IEEE Transactions on Visualization and Computer Graphics | 2011
Carson Brownlee; Vincent Pegoraro; Siddharth Shankar; Patrick S. McCormick; Charles D. Hansen
Understanding fluid flow is a difficult problem and of increasing importance as computational fluid dynamics (CFD) produces an abundance of simulation data. Experimental flow analysis has employed techniques such as shadowgraph, interferometry, and schlieren imaging for centuries, which allow empirical observation of inhomogeneous flows. Shadowgraphs provide an intuitive way of looking at small changes in flow dynamics through caustic effects while schlieren cutoffs introduce an intensity gradation for observing large scale directional changes in the flow. Interferometry tracks changes in phase-shift resulting in bands appearing. The combination of these shading effects provides an informative global analysis of overall fluid flow. Computational solutions for these methods have proven too complex until recently due to the fundamental physical interaction of light refracting through the flow field. In this paper, we introduce a novel method to simulate the refraction of light to generate synthetic shadowgraph, schlieren and interferometry images of time-varying scalar fields derived from computational fluid dynamics data.

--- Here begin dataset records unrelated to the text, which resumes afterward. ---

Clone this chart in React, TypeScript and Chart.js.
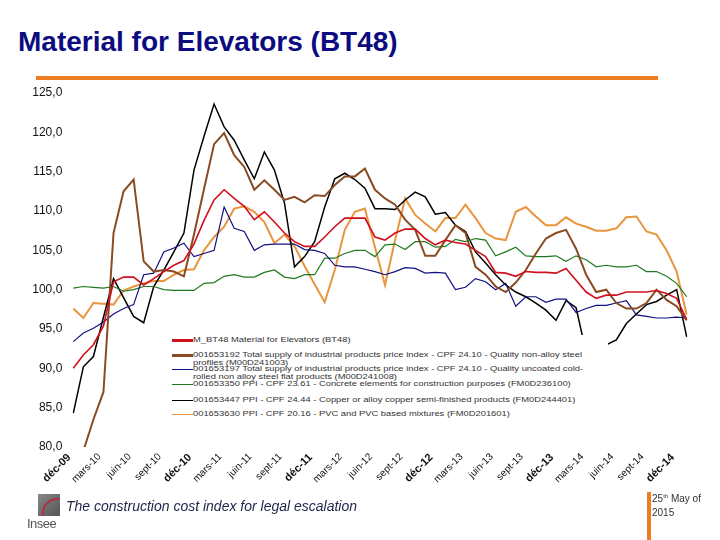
import React, { useEffect, useRef } from 'react';
import { Chart, registerables } from 'chart.js';

Chart.register(...registerables);

const categories = [
  'déc-09',
  'janv-10', 'févr-10', 'mars-10', 'avr-10', 'mai-10', 'juin-10', 'juil-10', 'août-10', 'sept-10', 'oct-10', 'nov-10', 'déc-10',
  'janv-11', 'févr-11', 'mars-11', 'avr-11', 'mai-11', 'juin-11', 'juil-11', 'août-11', 'sept-11', 'oct-11', 'nov-11', 'déc-11',
  'janv-12', 'févr-12', 'mars-12', 'avr-12', 'mai-12', 'juin-12', 'juil-12', 'août-12', 'sept-12', 'oct-12', 'nov-12', 'déc-12',
  'janv-13', 'févr-13', 'mars-13', 'avr-13', 'mai-13', 'juin-13', 'juil-13', 'août-13', 'sept-13', 'oct-13', 'nov-13', 'déc-13',
  'janv-14', 'févr-14', 'mars-14', 'avr-14', 'mai-14', 'juin-14', 'juil-14', 'août-14', 'sept-14', 'oct-14', 'nov-14', 'déc-14',
  'janv-15',
];

const tickLabels = [
  'déc-09', 'mars-10', 'juin-10', 'sept-10', 'déc-10', 'mars-11', 'juin-11', 'sept-11', 'déc-11',
  'mars-12', 'juin-12', 'sept-12', 'déc-12', 'mars-13', 'juin-13', 'sept-13', 'déc-13',
  'mars-14', 'juin-14', 'sept-14', 'déc-14',
];

const yTicks = [80, 85, 90, 95, 100, 105, 110, 115, 120, 125];

const bt48 = [
  90.0, 91.7, 93.0, 95.4, 101.0, 101.6, 101.6, 100.6, 101.4, 102.3, 103.1, 103.7, 105.8, 108.8, 111.4, 112.7,
  111.6, 110.6, 108.9, 109.9, 108.6, 107.2, 106.1, 105.5, 105.5, 106.7, 108.0, 109.1, 109.1, 109.1, 106.7,
  106.3, 107.2, 107.7, 107.7, 106.5, 105.7, 106.3, 106.0, 105.8, 105.0, 104.2, 102.2, 102.1, 101.7, 102.3,
  102.2, 102.2, 102.1, 102.7, 101.2, 99.7, 98.9, 99.3, 99.3, 99.7, 99.7, 99.7, 99.9, 99.5, 98.9, 96.2,
];

const steelProfiles = [
  76.0, 79.5, 83.5, 87.0, 107.2, 112.5, 114.0, 103.6, 102.3, 102.5, 102.3, 101.7, 107.0, 112.8, 118.5, 119.9,
  117.1, 115.6, 112.7, 113.9, 112.7, 111.4, 111.8, 111.1, 112.0, 111.9, 113.3, 114.4, 114.4, 115.4, 112.7,
  111.6, 110.8, 108.9, 107.6, 104.3, 104.3, 106.3, 108.2, 107.2, 102.9, 101.9, 100.4, 99.7, 100.9, 102.5,
  104.6, 106.5, 107.2, 107.6, 105.2, 101.9, 99.7, 100.0, 98.3, 97.6, 97.6, 98.3, 100.0, 98.7, 97.9, 96.1,
];

const steelFlat = [
  93.4, 94.5, 95.1, 95.9, 96.9, 97.6, 98.1, 101.9, 102.1, 104.8, 105.3, 105.9, 104.2, 104.6, 105.0, 110.5,
  107.8, 107.4, 105.0, 105.7, 105.8, 105.8, 105.8, 105.1, 105.0, 104.6, 103.1, 102.9, 102.9, 102.6, 102.3,
  101.9, 102.3, 102.8, 102.7, 102.1, 102.2, 102.1, 100.0, 100.3, 101.4, 101.0, 100.0, 100.8, 97.9, 99.1,
  99.1, 98.4, 98.8, 98.8, 97.1, 97.6, 98.0, 98.0, 98.3, 98.6, 96.8, 96.6, 96.4, 96.4, 96.5, 96.4,
];

const concrete = [
  100.2, 100.4, 100.3, 100.2, 100.4, 99.8, 100.0, 100.4, 100.4, 100.0, 99.9, 99.9, 99.9, 100.8, 100.9, 101.7,
  101.9, 101.6, 101.6, 102.2, 102.5, 101.6, 101.4, 101.9, 101.9, 104.0, 104.0, 104.6, 105.0, 105.0, 104.2,
  105.7, 105.8, 105.1, 106.1, 106.1, 105.4, 105.5, 106.4, 106.1, 106.5, 106.3, 104.3, 104.8, 105.4, 104.3,
  104.2, 104.2, 104.3, 103.6, 104.3, 103.8, 102.9, 103.1, 102.9, 102.9, 103.1, 102.3, 102.3, 101.7, 100.8, 99.1,
];

const copper = [
  84.3, 90.2, 91.5, 96.5, 101.4, 99.0, 96.6, 95.8, 100.4, 102.5, 104.8, 107.2, 115.2, 119.5, 123.6, 120.7,
  119.0, 116.5, 114.1, 117.5, 115.2, 111.0, 102.9, 104.2, 106.1, 110.5, 114.1, 114.8, 114.0, 112.9, 110.3,
  110.3, 110.2, 111.4, 112.4, 111.8, 109.6, 109.8, 108.2, 107.4, 104.8, 103.4, 101.9, 100.6, 99.7, 99.1,
  98.3, 97.4, 96.1, 98.6, 97.7, 92.0, 91.0, 93.0, 93.6, 95.7, 96.9, 98.1, 98.5, 99.3, 100.0, 94.0,
];

const pvc = [
  97.6, 96.4, 98.3, 98.2, 98.1, 99.9, 100.4, 100.8, 101.1, 101.1, 101.9, 102.5, 102.6, 105.0, 106.7, 108.0,
  110.3, 110.6, 109.9, 108.6, 105.9, 107.0, 105.5, 103.0, 100.7, 98.4, 102.5, 107.6, 109.9, 110.3, 105.4,
  100.6, 106.3, 111.6, 109.5, 108.4, 107.4, 109.1, 109.1, 110.8, 109.1, 107.2, 106.5, 106.3, 109.9, 110.5,
  109.3, 108.2, 108.2, 109.2, 108.4, 108.0, 107.5, 107.5, 107.8, 109.2, 109.3, 107.4, 107.0, 105.0, 102.3, 96.8,
];

const seriesNames = [
  'M_BT48 Material for Elevators (BT48)',
  '001653192 Total supply of industrial products price index - CPF 24.10 - Quality non-alloy steel profiles (M00D241003)',
  '001653197 Total supply of industrial products price index - CPF 24.10 - Quality uncoated cold-rolled non alloy steel flat products (M00D241008)',
  '001653350 PPI - CPF 23.61 - Concrete elements for construction purposes (FM0D236100)',
  '001653447 PPI - CPF 24.44 - Copper or alloy copper semi-finished products (FM0D244401)',
  '001653630 PPI - CPF 20.16 - PVC and PVC based mixtures (FM0D201601)',
];

const legendLines = [
  ['M_BT48 Material for Elevators (BT48)'],
  ['001653192 Total supply of industrial products price index - CPF 24.10 - Quality non-alloy steel', 'profiles (M00D241003)'],
  ['001653197 Total supply of industrial products price index - CPF 24.10 - Quality uncoated cold-', 'rolled non alloy steel flat products (M00D241008)'],
  ['001653350 PPI - CPF 23.61 - Concrete elements for construction purposes (FM0D236100)'],
  ['001653447 PPI - CPF 24.44 - Copper or alloy copper semi-finished products (FM0D244401)'],
  ['001653630 PPI - CPF 20.16 - PVC and PVC based mixtures (FM0D201601)'],
];

const colors = ['#d0101c', '#8a4b22', '#101080', '#1e7a1e', '#000000', '#e8953e'];
const widths = [1.6, 2, 1.2, 1.2, 1.5, 2];
const legendWidths = [3, 3, 1, 1, 1, 1];
const legendRowY = [340, 355, 369, 384, 400, 414];

const FONT = '"Liberation Sans", Arial, Helvetica, sans-serif';

export default function App() {
  const canvasRef = useRef<HTMLCanvasElement | null>(null);

  useEffect(() => {
    const canvas = canvasRef.current;
    if (!canvas) return;
    const allSeries = [bt48, steelProfiles, steelFlat, concrete, copper, pvc];
    const chart = new Chart(canvas, {
      type: 'line',
      data: {
        labels: categories,
        datasets: allSeries.map((d, i) => ({
          label: seriesNames[i],
          data: d,
          borderColor: colors[i],
          backgroundColor: colors[i],
          borderWidth: widths[i],
          pointRadius: 0,
          tension: 0,
          fill: false,
        })),
      },
      options: {
        responsive: false,
        animation: false,
        devicePixelRatio: 1,
        layout: { padding: { top: 93, right: 33.3, bottom: 0, left: 0 } },
        plugins: {
          legend: { display: false },
          tooltip: { enabled: false },
          title: { display: false },
        },
        scales: {
          x: {
            grid: { display: false, drawTicks: false },
            border: { display: false },
            ticks: {
              autoSkip: false,
              maxRotation: 45,
              minRotation: 45,
              padding: 4,
              labelOffset: -4,
              color: '#111',
              callback: (_v: any, idx: number) => (tickLabels.includes(categories[idx]) ? categories[idx] : ''),
              font: (ctx: any) => {
                const lbl = ctx && ctx.tick ? String(ctx.tick.label) : '';
                const bold = lbl.startsWith('déc');
                return { family: FONT, size: bold ? 11 : 10, weight: bold ? 'bold' : 'normal' };
              },
            },
            afterFit: (s: any) => {
              s.height = 93;
            },
          },
          y: {
            min: 80,
            max: 125,
            afterBuildTicks: (s: any) => {
              s.ticks = yTicks.map((v) => ({ value: v }));
            },
            grid: { display: false, drawTicks: false },
            border: { display: false },
            ticks: {
              padding: 11,
              color: '#111',
              font: { family: FONT, size: 12 },
              callback: (v: any) => Number(v).toFixed(1).replace('.', ','),
            },
            afterFit: (s: any) => {
              s.width = 73.3;
            },
          },
        },
      },
    });
    return () => chart.destroy();
  }, []);

  return (
    <div style={{ position: 'fixed', left: 0, top: 0, width: 720, height: 540, background: '#fff', overflow: 'hidden', fontFamily: FONT }}>
      <div
        style={{
          position: 'absolute',
          left: 18,
          top: 28,
          fontSize: 28,
          lineHeight: '28px',
          fontWeight: 'bold',
          color: '#0c0c80',
          whiteSpace: 'nowrap',
        }}
      >
        Material for Elevators (BT48)
      </div>
      <div style={{ position: 'absolute', left: 36, top: 76, width: 622, height: 4, background: '#ed7d22' }} />
      <canvas ref={canvasRef} width={720} height={540} style={{ position: 'absolute', left: 0, top: 0, width: 720, height: 540 }} />
      <div style={{ position: 'absolute', left: 168, top: 335, width: 440, height: 86, background: '#fff' }}>
        {legendLines.map((lines, i) => (
          <React.Fragment key={i}>
            <div
              style={{
                position: 'absolute',
                left: 4,
                top: legendRowY[i] - 335 - legendWidths[i] / 2,
                width: 21,
                height: legendWidths[i],
                background: colors[i],
              }}
            />
            <div
              style={{
                position: 'absolute',
                left: 25,
                top: legendRowY[i] - 335 - 4,
                fontSize: 8,
                lineHeight: '7.5px',
                color: '#333',
                whiteSpace: 'nowrap',
                transform: 'scaleX(1.17)',
                transformOrigin: 'left top',
              }}
            >
              {lines.map((t, j) => (
                <div key={j}>{t}</div>
              ))}
            </div>
          </React.Fragment>
        ))}
      </div>
      <div style={{ position: 'absolute', left: 38, top: 494, width: 22, height: 22, background: 'linear-gradient(135deg, #888 0%, #555 100%)', overflow: 'hidden' }}>
        <div style={{ position: 'absolute', left: 4, top: 4, width: 30, height: 30, borderRadius: '50%', border: '2px solid #b03040', boxSizing: 'border-box' }} />
      </div>
      <div style={{ position: 'absolute', left: 27, top: 517, fontSize: 13, lineHeight: '14px', color: '#555', letterSpacing: -0.5 }}>Insee</div>
      <div style={{ position: 'absolute', left: 66, top: 499, fontSize: 14, lineHeight: '14px', fontStyle: 'italic', color: '#1c2448', whiteSpace: 'nowrap' }}>
        The construction cost index for legal escalation
      </div>
      <div style={{ position: 'absolute', left: 647, top: 492, width: 4, height: 48, background: '#ed7d22' }} />
      <div style={{ position: 'absolute', left: 652, top: 492, fontSize: 10, lineHeight: '14px', color: '#333', whiteSpace: 'nowrap' }}>
        <div>
          25<sup style={{ fontSize: 6, verticalAlign: 'top', lineHeight: '8px' }}>th</sup> May of
        </div>
        <div>2015</div>
      </div>
    </div>
  );
}
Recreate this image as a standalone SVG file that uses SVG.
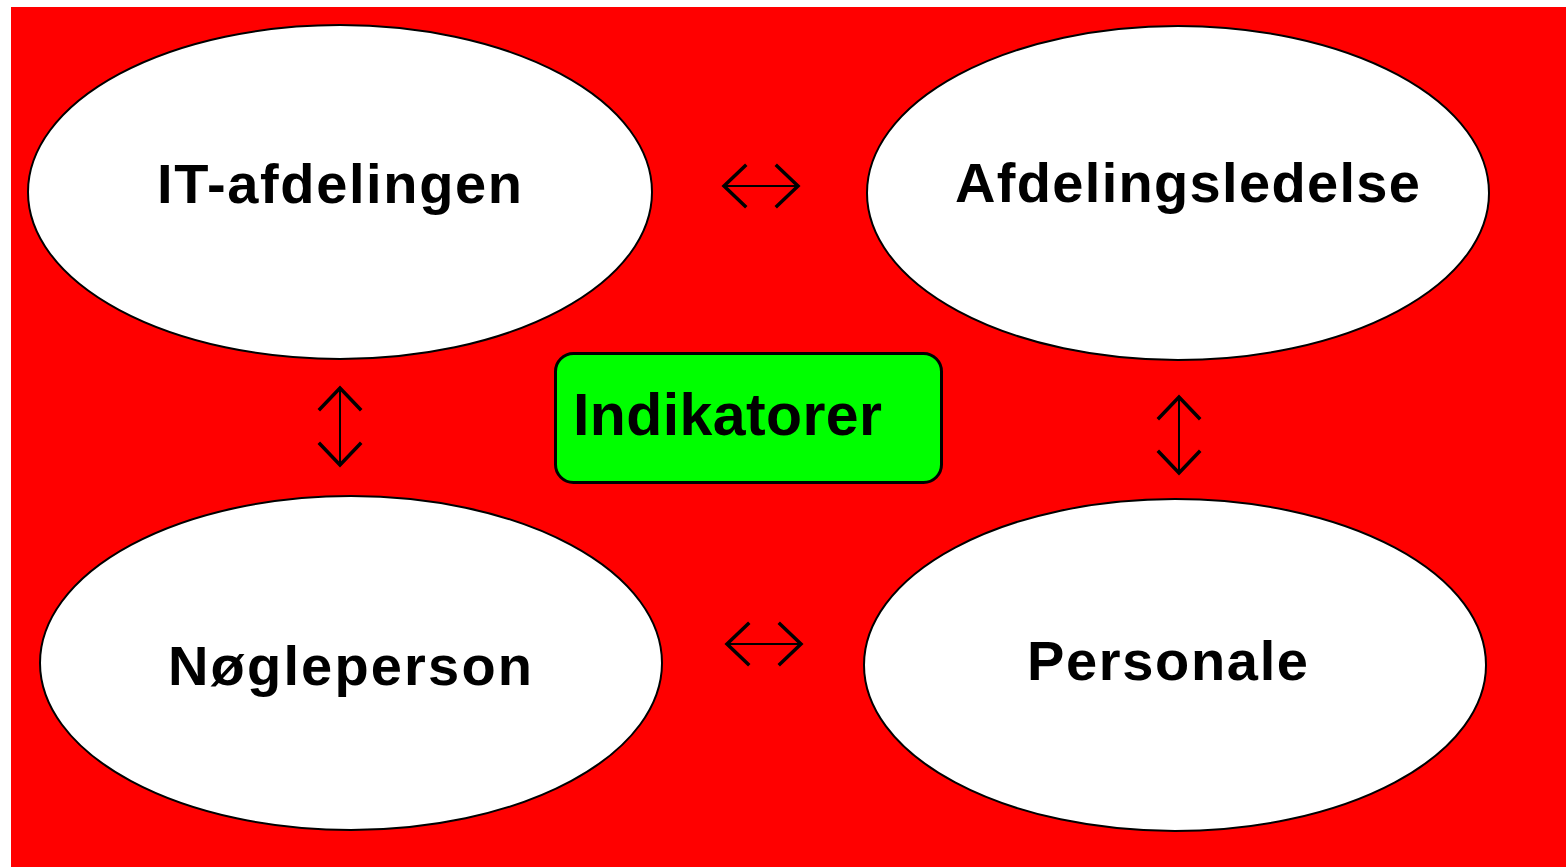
<svg xmlns="http://www.w3.org/2000/svg" width="1566" height="867" viewBox="0 0 1566 867">
<style>
.node ellipse{fill:#fff;stroke:#000;stroke-width:2}
.lbl{font-family:"Liberation Sans",Arial,sans-serif;font-weight:bold;font-size:56px;fill:#000;text-anchor:middle}
.conn line,.conn polyline{stroke:#000;fill:none}
.conn line{stroke-width:2}
.conn polyline{stroke-width:3.5;stroke-linecap:square}
</style>
<rect x="0" y="0" width="1566" height="867" fill="#fff"/>
<rect x="11" y="7" width="1555" height="860" fill="#ff0000"/>
<g id="it-afdelingen" class="node">
<ellipse cx="340" cy="192" rx="312" ry="167"/>
<text class="lbl" x="339.5" y="203" textLength="365" lengthAdjust="spacing">IT-afdelingen</text>
</g>
<g id="afdelingsledelse" class="node">
<ellipse cx="1178" cy="193" rx="311" ry="167"/>
<text class="lbl" x="1187.5" y="202" textLength="465" lengthAdjust="spacing">Afdelingsledelse</text>
</g>
<g id="noegleperson" class="node">
<ellipse cx="351" cy="663" rx="311" ry="167"/>
<text class="lbl" x="350" y="685" textLength="364" lengthAdjust="spacing">Nøgleperson</text>
</g>
<g id="personale" class="node">
<ellipse cx="1175" cy="665" rx="311" ry="166"/>
<text class="lbl" x="1167.5" y="680" textLength="281" lengthAdjust="spacing">Personale</text>
</g>
<g id="indikatorer" class="node">
<rect x="555.5" y="353.5" width="386" height="129" rx="18" ry="18" fill="#00ff00" stroke="#000" stroke-width="3"/>
<text class="lbl" x="727.5" y="435" textLength="309" lengthAdjust="spacing" style="font-size:59px">Indikatorer</text>
</g>
<g id="connectors" class="conn">
<line x1="723" y1="186" x2="799" y2="186"/>
<polyline points="745,166 724,186 745,206"/>
<polyline points="777,166 798,186 777,206"/>
<line x1="726" y1="644" x2="802" y2="644"/>
<polyline points="748,624 727,644 748,664"/>
<polyline points="780,624 801,644 780,664"/>
<line x1="340" y1="388" x2="340" y2="465"/>
<polyline points="320,409 340,388 360,409"/>
<polyline points="320,444 340,465 360,444"/>
<line x1="1179" y1="397" x2="1179" y2="473"/>
<polyline points="1159,418 1179,397 1199,418"/>
<polyline points="1159,452 1179,473 1199,452"/>
</g>
</svg>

Our method computes physically accurate schlieren and shadowgraph images at interactive rates by utilizing a combination of GPGPU programming, acceleration methods, and data-dependent probabilistic schlieren cutoffs. Applications of our method to multifield data and custom application-dependent color filter creation are explored. Results comparing this method to previous schlieren approximations are finally presented.